Um amigo muito caro me chamou de filósofo, faz alguns anos, sem
que isso fosse uma ironia. Isso faz muito tempo e foi ali que compreendi quando
é que a gente, mero professor, pode, com sorte, virar filósofo. É quando alguém
nos chama assim sem nenhuma ponta de ironia. E depois desse dia temos, com
sorte, um compromisso pessoal, de fazer justiça ao qualificativo. Assim, tendo
a ser meio filósofo-cético nessa hora. Penso, por exemplo, no caso do Professor
Dario. Eu posso até concordar com alguns de seus críticos de época que ele
levava a paixão pela Coperves a um nível pessoal e quase soberbo. Mas foi
exatamente o fato de perceber nele uma dedicação quase obsessiva pelo que fazia
na Coperves que me faz exercer, até hoje, um certo ceticismo em relação ao seu
enquadramento no processo Rodin. Dario foi pura dedicação e profissionalismo no
processo de incorporação da disciplina de Filosofia no finado vestibular da
UFSM. E o trato com ele, nesse e noutros temas, não me habilita a vê-lo como alguém
que deve ficar em regime fechado por mais de vinte anos.
O que eu estou me
preparando para dizer é algo assim; eu gostaria de me reservar o direito de
fazer juízo sobre alguns dos meus colegas somente depois que eu pudesse ler as
cincoenta e seis mil folhas do processo.

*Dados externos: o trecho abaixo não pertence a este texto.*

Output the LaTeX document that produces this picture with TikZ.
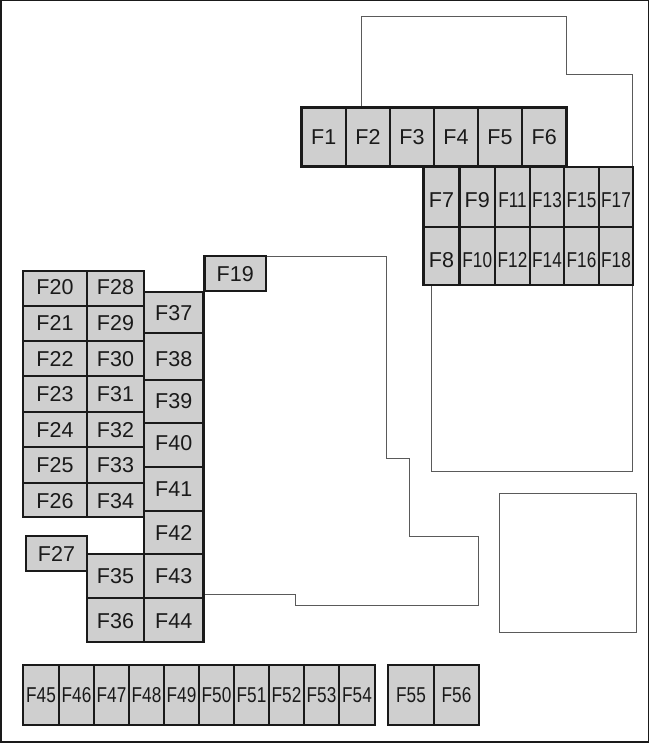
\documentclass[tikz,border=0pt]{standalone}
\usepackage{fontspec}
\usepackage{xcolor}
\setmainfont{Liberation Sans}
\newfontfamily\narrowfont[FakeStretch=0.8]{Liberation Sans}
\definecolor{fusegray}{HTML}{CFCFCF}
\definecolor{inkdark}{HTML}{1A1A1A}
\definecolor{wallgray}{HTML}{5A5A5A}
\tikzset{
  fusebox/.style={fill=fusegray,draw=inkdark,line width=2.1pt,line join=miter},
  fuselabel/.style={inner sep=0pt,text=inkdark,text height=15pt,text depth=0pt,font=\fontsize{21.5}{24}\selectfont},
  narrowlabel/.style={inner sep=0pt,text=inkdark,text height=15pt,text depth=0pt,font=\fontsize{21.5}{24}\selectfont\narrowfont},
  wall/.style={draw=wallgray,line width=0.9pt}
}

\begin{document}
\begin{tikzpicture}[x=1pt,y=-1pt]
    \useasboundingbox (0,0) rectangle (650,743);
    \fill[white] (0,0) rectangle (650,743);
    \draw[draw=inkdark,line width=1.4pt] (0.8,0.8) rectangle (648.6,741.8);
    % outlines behind the fuses
    \draw[wall] (361,107) -- (361,16) -- (566,16) -- (566,74) -- (632.5,74) -- (632.5,167);
    \draw[wall] (431,285) -- (431,471) -- (632.5,471) -- (632.5,285);
    \draw[wall] (266,256) -- (386,256) -- (386,458) -- (409,458) -- (409,536) -- (478,536) -- (478,605) -- (295,605) -- (295,594) -- (204,594);
    \draw[wall] (499,493) rectangle (636,632);
    % fuses: left, top, right, bottom, label shift, number
    \foreach \xa/\ya/\xb/\yb/\dy/\num in {
      301.5/107.5/346/166.5/0/1, 346/107.5/390/166.5/0/2, 390/107.5/434/166.5/0/3,
      434/107.5/478/166.5/0/4, 478/107.5/522/166.5/0/5, 522/107.5/566.5/166.5/0/6,
      423.5/167/459.5/227/3/7, 423.5/227/459.5/285/4/8, 459.5/167/495/227/3/9,
      204.5/256/266/291/0/19,
      23/271/87/306/-2/20, 23/306/87/341/-1/21, 23/341/87/376/0/22, 23/376/87/412/0/23,
      23/412/87/447/0/24, 23/447/87/483/0/25, 23/483/87/517/1/26, 26/536/87/571/0/27,
      87/271/144/306/-2/28, 87/306/144/341/-1/29, 87/341/144/376/0/30, 87/376/144/412/0/31,
      87/412/144/447/0/32, 87/447/144/483/0/33, 87/483/144/517/1/34,
      87/554/144/598/0/35, 87/598/144/642/1/36,
      144/292/203.5/333/0/37, 144/333/203.5/380/2/38, 144/380/203.5/423/-1/39,
      144/423/203.5/467/-2/40, 144/467/203.5/511/0/41, 144/511/203.5/554/0/42,
      144/554/203.5/598/0/43, 144/598/203.5/642/1/44}{
      \filldraw[fusebox] (\xa,\ya) rectangle (\xb,\yb);
      \node[fuselabel] (F\num) at ({(\xa+\xb)/2},{(\ya+\yb)/2+\dy}) {F\num};
    }
    % the narrow labels
    \foreach \xa/\ya/\xb/\yb/\dy/\num in {
      459.5/227/495/285/4/10, 495/167/530/227/3/11, 495/227/530/285/4/12,
      530/167/564/227/3/13, 530/227/564/285/4/14, 564/167/599/227/3/15,
      564/227/599/285/4/16, 599/167/633/227/3/17, 599/227/633/285/4/18,
      23/665/59/725/0/45, 59/665/94/725/0/46, 94/665/129/725/0/47, 129/665/164/725/0/48,
      164/665/199/725/0/49, 199/665/234/725/0/50, 234/665/269/725/0/51, 269/665/304/725/0/52,
      304/665/339/725/0/53, 339/665/375/725/0/54,
      388/665/434/725/0/55, 434/665/479/725/0/56}{
      \filldraw[fusebox] (\xa,\ya) rectangle (\xb,\yb);
      \node[narrowlabel] (F\num) at ({(\xa+\xb)/2},{(\ya+\yb)/2+\dy}) {F\num};
    }
\end{tikzpicture}
\end{document}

Eu sei que as coisas não funcionam
assim, mesmo nas democracias. Não poderei ler o processo, nunca, acho, porque
ele corre em "segredo de justiça"? Não entendo bem isso. Terei que
esperar cincoenta anos para poder ler "o processo"? Mas, sendo um
sexagenário, nada feito, então, não terei essa chance. Prefiro então exercer um
ceticismo democrático, a saber, aceitar o processo como um todo, com os
direitos de apelos a novas instâncias e tudo o mais, mas com essa ponta de
duvida saudável. O que eu considero nessa hora é que apenas uma pessoa, o juiz
federal, formou um juízo sobre uma massa de textos e documentos que os mortais
como eu desconhecem; que outros juízes possam dar ser juízo é o mínimo que as
regras do jogo de uma sociedade democrática deve permitir. Assim, o direito de
apelar em liberdade não é apenas o exercício de "jus esperneandi",
como se diz, mas uma regra básica para o lastreamento das relações humanas.